È il 31 agosto quando l’ambasciata scrive a Berna: "Nel corso di un interrogatorio del giudice istruttore si sarebbe stabilito che l’Icmesa non producesse altro che triclorofenolo (il diserbante fuoriuscito insieme alla diossina) destinato all’esportazione (Usa e Urss)".
Per gli svizzeri, quindi, si stabilisce un collegamento diretto fra la produzione del triclorofenolo, sostanza usata anche per creare l’Agente arancio, defogliante usato in Vietnam, e l’America che "ha inviato in zona funzionari Nato da Vicenza" dopo l’incidente.
In un altro documento del ’76 si legge del sequestro "di una fattura senza il nome del cliente" per l’esportazione del veleno. E si riferiscono dubbi sui camion che circolano in fabbrica, "trasporti nel fine settimana con targhe sovietiche e svedesi".
Dai profumi ai veleni
Che qualcosa non funzioni all’Icmesa lo dicono anche gli atti giudiziari. La perizia dei tecnici chimici destinata ai giudici di Monza che negli archivi svizzeri è riportata nei dettagli. È il 4 gennaio 1979 e arrivano duecento pagine di relazione. Qui si racconta come un’anonima fabbrichetta (che Givaudan rileva per intero solo nel 1969) si converte.
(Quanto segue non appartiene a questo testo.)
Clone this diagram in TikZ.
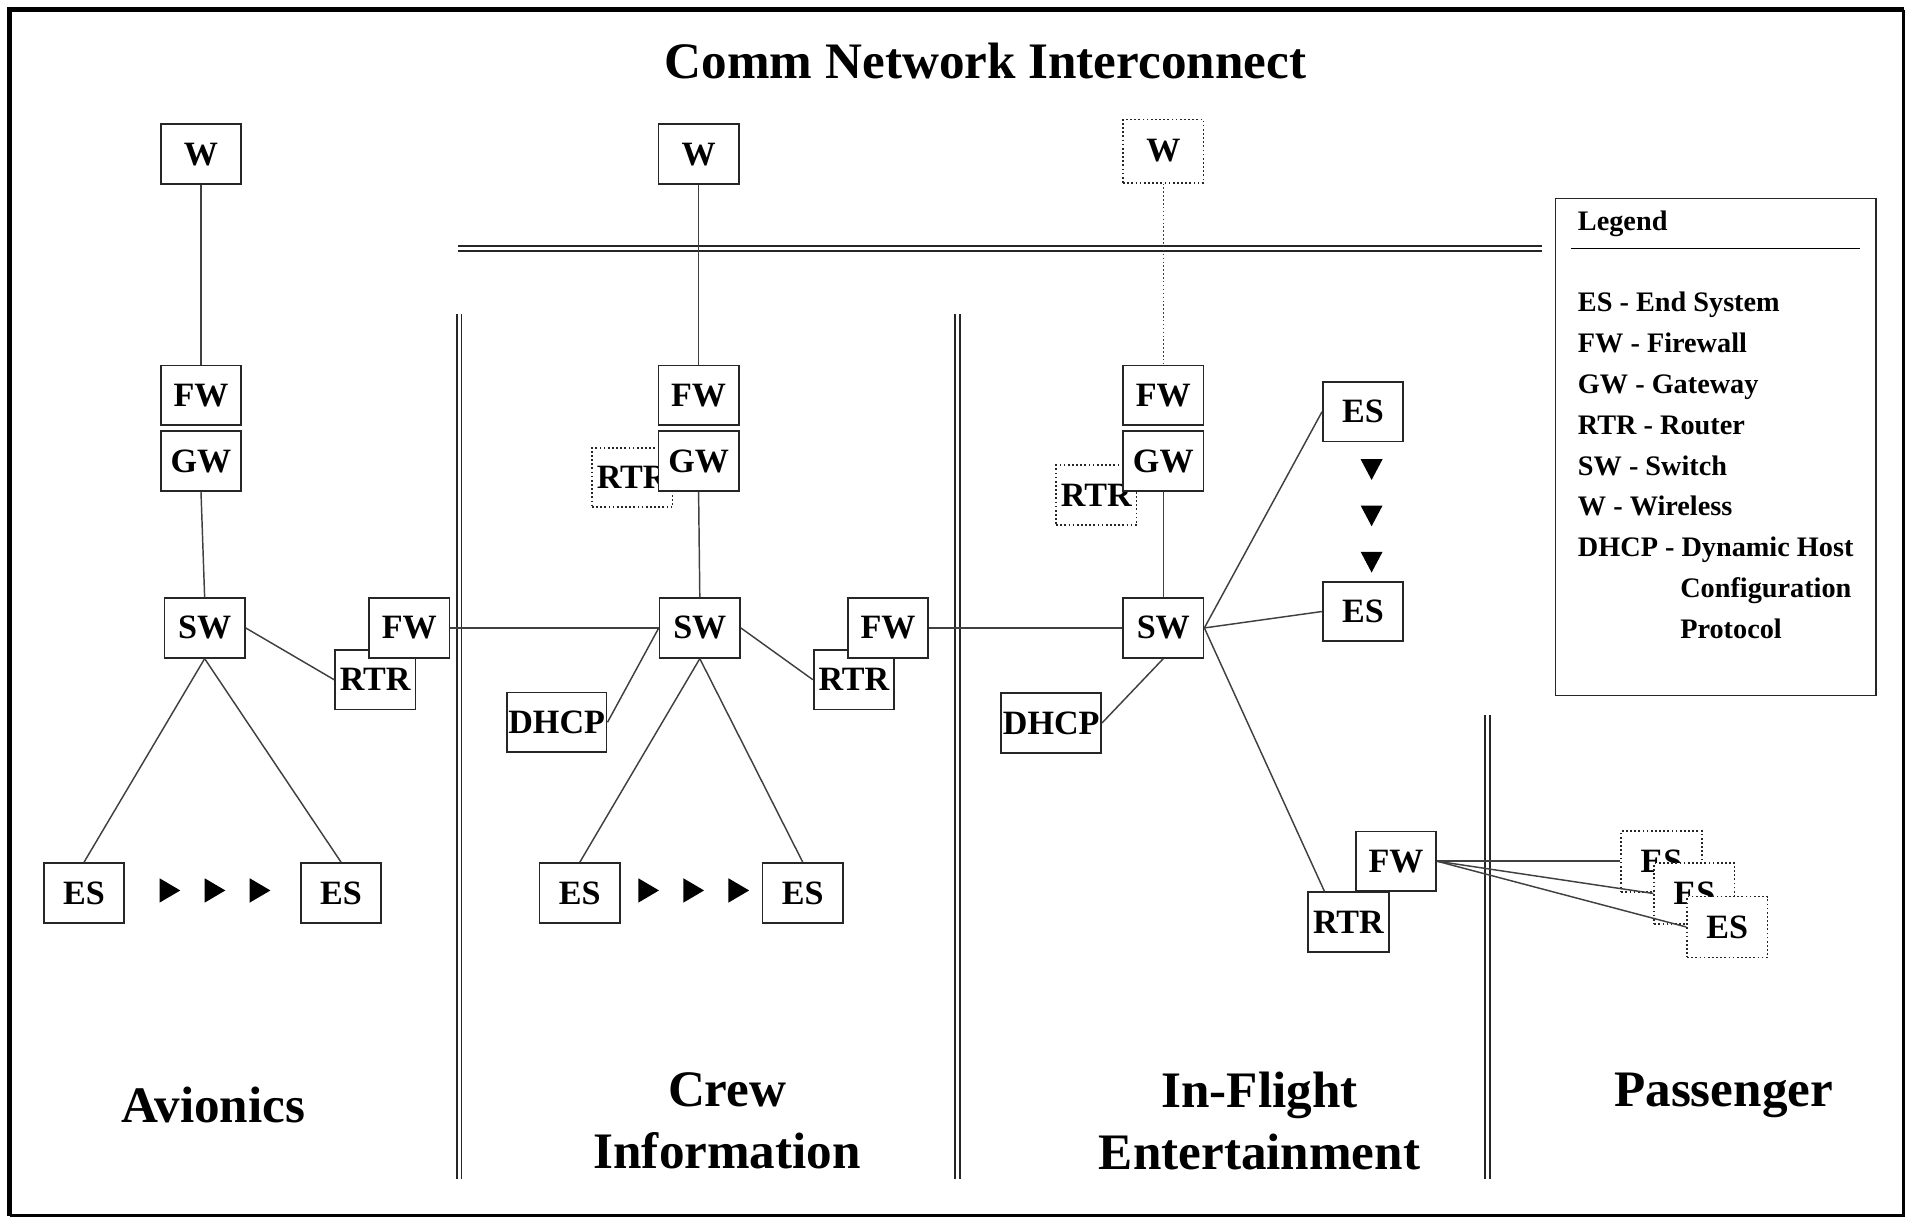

Dalla produzione di profumi e aromi, come la vanillina, grazie a un passaggio attraverso sostanze fenoliche, si può passare a quella dell’erbicida. Si parte nel 1971 con un lotto pilota. "Icmesa sa dei rischi e della carenza di sicurezza degli impianti e non prende alcuna precauzione". Solo nel 1975 la produzione riprende copiosa. Poi, il disastro.